:: WHAT TO DO ::
Write out each line that follows exactly as it stands, without the pictures.
SUPPLIED INFORMATION start
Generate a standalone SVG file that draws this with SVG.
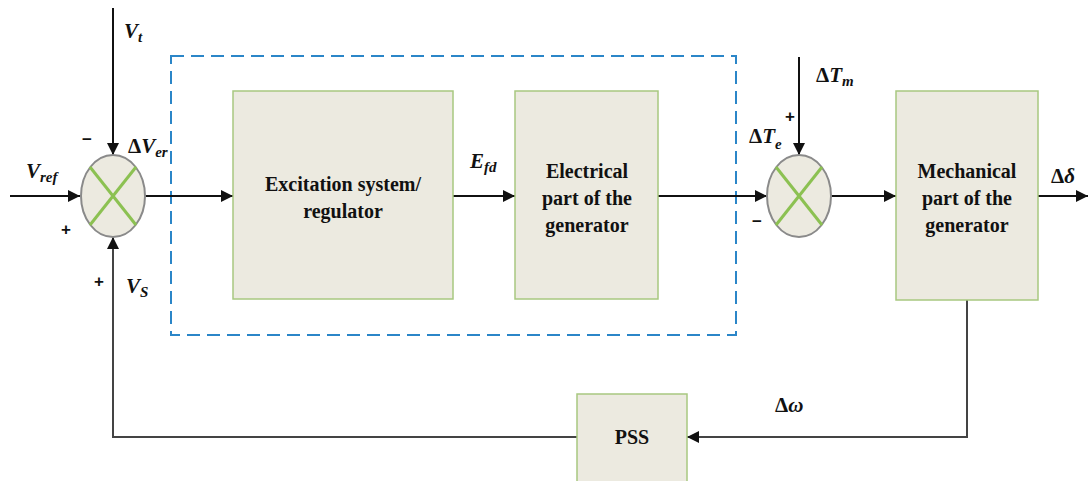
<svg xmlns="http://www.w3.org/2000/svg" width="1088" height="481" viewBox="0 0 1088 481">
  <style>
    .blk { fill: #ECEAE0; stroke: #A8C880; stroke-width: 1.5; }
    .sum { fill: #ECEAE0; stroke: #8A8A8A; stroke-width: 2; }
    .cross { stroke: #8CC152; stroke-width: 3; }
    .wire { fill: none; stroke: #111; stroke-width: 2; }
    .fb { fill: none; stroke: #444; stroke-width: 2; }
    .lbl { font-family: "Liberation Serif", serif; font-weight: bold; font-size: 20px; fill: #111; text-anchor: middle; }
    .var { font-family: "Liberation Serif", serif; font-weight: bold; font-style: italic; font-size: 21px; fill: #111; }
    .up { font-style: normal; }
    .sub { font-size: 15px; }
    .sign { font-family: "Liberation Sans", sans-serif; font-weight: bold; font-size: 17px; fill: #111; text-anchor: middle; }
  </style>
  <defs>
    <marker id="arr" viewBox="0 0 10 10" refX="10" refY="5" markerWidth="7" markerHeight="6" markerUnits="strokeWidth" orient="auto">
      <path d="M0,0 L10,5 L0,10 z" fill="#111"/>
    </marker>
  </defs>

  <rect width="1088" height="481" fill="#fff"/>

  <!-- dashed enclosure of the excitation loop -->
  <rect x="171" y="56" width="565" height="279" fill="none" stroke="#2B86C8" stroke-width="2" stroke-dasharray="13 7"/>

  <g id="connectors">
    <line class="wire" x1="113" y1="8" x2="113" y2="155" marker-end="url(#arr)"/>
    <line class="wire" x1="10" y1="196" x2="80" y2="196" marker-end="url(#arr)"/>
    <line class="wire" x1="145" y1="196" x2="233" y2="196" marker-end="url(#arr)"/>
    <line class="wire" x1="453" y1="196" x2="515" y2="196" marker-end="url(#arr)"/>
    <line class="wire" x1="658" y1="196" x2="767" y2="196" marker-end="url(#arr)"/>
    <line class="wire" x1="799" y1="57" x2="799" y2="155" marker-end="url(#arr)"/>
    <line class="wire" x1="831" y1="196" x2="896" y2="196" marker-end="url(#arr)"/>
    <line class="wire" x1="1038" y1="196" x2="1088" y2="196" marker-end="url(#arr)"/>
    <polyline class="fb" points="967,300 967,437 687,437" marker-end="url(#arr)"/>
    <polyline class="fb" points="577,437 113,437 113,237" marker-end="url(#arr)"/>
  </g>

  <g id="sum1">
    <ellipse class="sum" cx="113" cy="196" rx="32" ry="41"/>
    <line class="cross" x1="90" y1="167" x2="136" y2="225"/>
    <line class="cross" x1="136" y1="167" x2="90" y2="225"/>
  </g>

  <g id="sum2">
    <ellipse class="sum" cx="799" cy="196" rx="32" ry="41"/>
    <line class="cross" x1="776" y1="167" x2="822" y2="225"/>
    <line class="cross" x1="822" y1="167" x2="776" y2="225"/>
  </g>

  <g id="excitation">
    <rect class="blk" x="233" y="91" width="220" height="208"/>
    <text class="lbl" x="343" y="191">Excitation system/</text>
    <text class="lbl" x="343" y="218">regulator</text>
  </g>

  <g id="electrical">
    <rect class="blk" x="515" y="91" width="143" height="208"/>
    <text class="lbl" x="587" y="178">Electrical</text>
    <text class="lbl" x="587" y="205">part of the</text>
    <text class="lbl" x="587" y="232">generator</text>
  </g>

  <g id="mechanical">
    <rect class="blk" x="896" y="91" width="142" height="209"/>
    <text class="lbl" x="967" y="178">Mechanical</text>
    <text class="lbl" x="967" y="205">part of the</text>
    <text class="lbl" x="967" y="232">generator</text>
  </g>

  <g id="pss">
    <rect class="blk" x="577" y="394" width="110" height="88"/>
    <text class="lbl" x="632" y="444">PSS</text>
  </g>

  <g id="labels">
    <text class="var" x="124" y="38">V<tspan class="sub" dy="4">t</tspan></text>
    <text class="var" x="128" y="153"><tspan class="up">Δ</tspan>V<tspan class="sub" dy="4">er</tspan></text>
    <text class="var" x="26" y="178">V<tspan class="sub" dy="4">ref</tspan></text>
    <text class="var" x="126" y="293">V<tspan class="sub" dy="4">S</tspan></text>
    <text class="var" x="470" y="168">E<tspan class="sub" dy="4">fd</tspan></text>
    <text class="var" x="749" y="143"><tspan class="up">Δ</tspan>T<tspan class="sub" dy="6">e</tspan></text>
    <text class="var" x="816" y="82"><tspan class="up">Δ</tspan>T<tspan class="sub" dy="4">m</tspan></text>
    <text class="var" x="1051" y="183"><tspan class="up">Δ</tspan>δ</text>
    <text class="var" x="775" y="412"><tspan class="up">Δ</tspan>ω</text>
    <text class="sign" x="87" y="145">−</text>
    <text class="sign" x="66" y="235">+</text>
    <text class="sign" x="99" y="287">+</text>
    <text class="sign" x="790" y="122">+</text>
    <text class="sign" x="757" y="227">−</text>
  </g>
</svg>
SUPPLIED INFORMATION end
:: COMPLETE ANSWER ::
Generate a standalone SVG file that draws this with SVG.
<svg xmlns="http://www.w3.org/2000/svg" width="1088" height="481" viewBox="0 0 1088 481">
  <style>
    .blk { fill: #ECEAE0; stroke: #A8C880; stroke-width: 1.5; }
    .sum { fill: #ECEAE0; stroke: #8A8A8A; stroke-width: 2; }
    .cross { stroke: #8CC152; stroke-width: 3; }
    .wire { fill: none; stroke: #111; stroke-width: 2; }
    .fb { fill: none; stroke: #444; stroke-width: 2; }
    .lbl { font-family: "Liberation Serif", serif; font-weight: bold; font-size: 20px; fill: #111; text-anchor: middle; }
    .var { font-family: "Liberation Serif", serif; font-weight: bold; font-style: italic; font-size: 21px; fill: #111; }
    .up { font-style: normal; }
    .sub { font-size: 15px; }
    .sign { font-family: "Liberation Sans", sans-serif; font-weight: bold; font-size: 17px; fill: #111; text-anchor: middle; }
  </style>
  <defs>
    <marker id="arr" viewBox="0 0 10 10" refX="10" refY="5" markerWidth="7" markerHeight="6" markerUnits="strokeWidth" orient="auto">
      <path d="M0,0 L10,5 L0,10 z" fill="#111"/>
    </marker>
  </defs>

  <rect width="1088" height="481" fill="#fff"/>

  <!-- dashed enclosure of the excitation loop -->
  <rect x="171" y="56" width="565" height="279" fill="none" stroke="#2B86C8" stroke-width="2" stroke-dasharray="13 7"/>

  <g id="connectors">
    <line class="wire" x1="113" y1="8" x2="113" y2="155" marker-end="url(#arr)"/>
    <line class="wire" x1="10" y1="196" x2="80" y2="196" marker-end="url(#arr)"/>
    <line class="wire" x1="145" y1="196" x2="233" y2="196" marker-end="url(#arr)"/>
    <line class="wire" x1="453" y1="196" x2="515" y2="196" marker-end="url(#arr)"/>
    <line class="wire" x1="658" y1="196" x2="767" y2="196" marker-end="url(#arr)"/>
    <line class="wire" x1="799" y1="57" x2="799" y2="155" marker-end="url(#arr)"/>
    <line class="wire" x1="831" y1="196" x2="896" y2="196" marker-end="url(#arr)"/>
    <line class="wire" x1="1038" y1="196" x2="1088" y2="196" marker-end="url(#arr)"/>
    <polyline class="fb" points="967,300 967,437 687,437" marker-end="url(#arr)"/>
    <polyline class="fb" points="577,437 113,437 113,237" marker-end="url(#arr)"/>
  </g>

  <g id="sum1">
    <ellipse class="sum" cx="113" cy="196" rx="32" ry="41"/>
    <line class="cross" x1="90" y1="167" x2="136" y2="225"/>
    <line class="cross" x1="136" y1="167" x2="90" y2="225"/>
  </g>

  <g id="sum2">
    <ellipse class="sum" cx="799" cy="196" rx="32" ry="41"/>
    <line class="cross" x1="776" y1="167" x2="822" y2="225"/>
    <line class="cross" x1="822" y1="167" x2="776" y2="225"/>
  </g>

  <g id="excitation">
    <rect class="blk" x="233" y="91" width="220" height="208"/>
    <text class="lbl" x="343" y="191">Excitation system/</text>
    <text class="lbl" x="343" y="218">regulator</text>
  </g>

  <g id="electrical">
    <rect class="blk" x="515" y="91" width="143" height="208"/>
    <text class="lbl" x="587" y="178">Electrical</text>
    <text class="lbl" x="587" y="205">part of the</text>
    <text class="lbl" x="587" y="232">generator</text>
  </g>

  <g id="mechanical">
    <rect class="blk" x="896" y="91" width="142" height="209"/>
    <text class="lbl" x="967" y="178">Mechanical</text>
    <text class="lbl" x="967" y="205">part of the</text>
    <text class="lbl" x="967" y="232">generator</text>
  </g>

  <g id="pss">
    <rect class="blk" x="577" y="394" width="110" height="88"/>
    <text class="lbl" x="632" y="444">PSS</text>
  </g>

  <g id="labels">
    <text class="var" x="124" y="38">V<tspan class="sub" dy="4">t</tspan></text>
    <text class="var" x="128" y="153"><tspan class="up">Δ</tspan>V<tspan class="sub" dy="4">er</tspan></text>
    <text class="var" x="26" y="178">V<tspan class="sub" dy="4">ref</tspan></text>
    <text class="var" x="126" y="293">V<tspan class="sub" dy="4">S</tspan></text>
    <text class="var" x="470" y="168">E<tspan class="sub" dy="4">fd</tspan></text>
    <text class="var" x="749" y="143"><tspan class="up">Δ</tspan>T<tspan class="sub" dy="6">e</tspan></text>
    <text class="var" x="816" y="82"><tspan class="up">Δ</tspan>T<tspan class="sub" dy="4">m</tspan></text>
    <text class="var" x="1051" y="183"><tspan class="up">Δ</tspan>δ</text>
    <text class="var" x="775" y="412"><tspan class="up">Δ</tspan>ω</text>
    <text class="sign" x="87" y="145">−</text>
    <text class="sign" x="66" y="235">+</text>
    <text class="sign" x="99" y="287">+</text>
    <text class="sign" x="790" y="122">+</text>
    <text class="sign" x="757" y="227">−</text>
  </g>
</svg>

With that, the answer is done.